Quote:As people ... attempt projects [that are ambitious] they must be willing to deal with the fact that they don't know what they don't know, they can't know what they don't know until they do it... The more ambitious the project, the more unknowns there are. The more unknowns, the less effective the planning. ... In the most extreme scenario of this (where everything is an unknown), any planning at all gives you nothing.

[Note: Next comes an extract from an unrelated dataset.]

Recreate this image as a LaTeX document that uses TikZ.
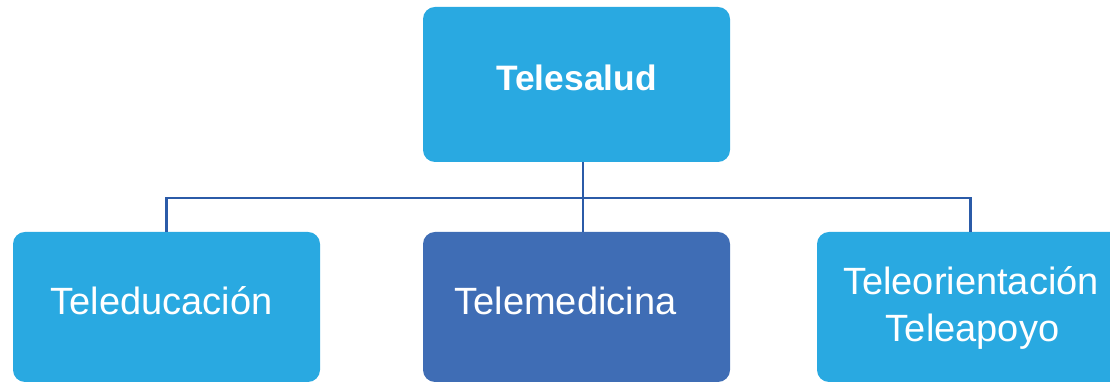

Damn, there are some absolute pure-gold nuggets of wisdom in these forums sometimes... I ran in to this exact problem with my game, which is of a genre never done before. I faithfully kept trying to pound out a design document, to plan the entire game from start to finish on paper before laying a single line of code or polygon of model... and it didn't work, due to the ambitious depth of the project. It was like I had to just dive in and do it, and I didn't like that at all. But the more diving in and the less on-paper-planning, the smoother it was working itself out. I thought this had to do with perhaps my dev style or some such, but I see now that it's because there's too many unknowns with this particular project.

On that note, the game I first wanted to develop was a typical fantasy/RPG with 100's of characters, but I soon realized that I couldn't possibly cover that much breadth... so I scaled back on ambitious breadth, and instead focused on ambitious depth (i.e. gameplay).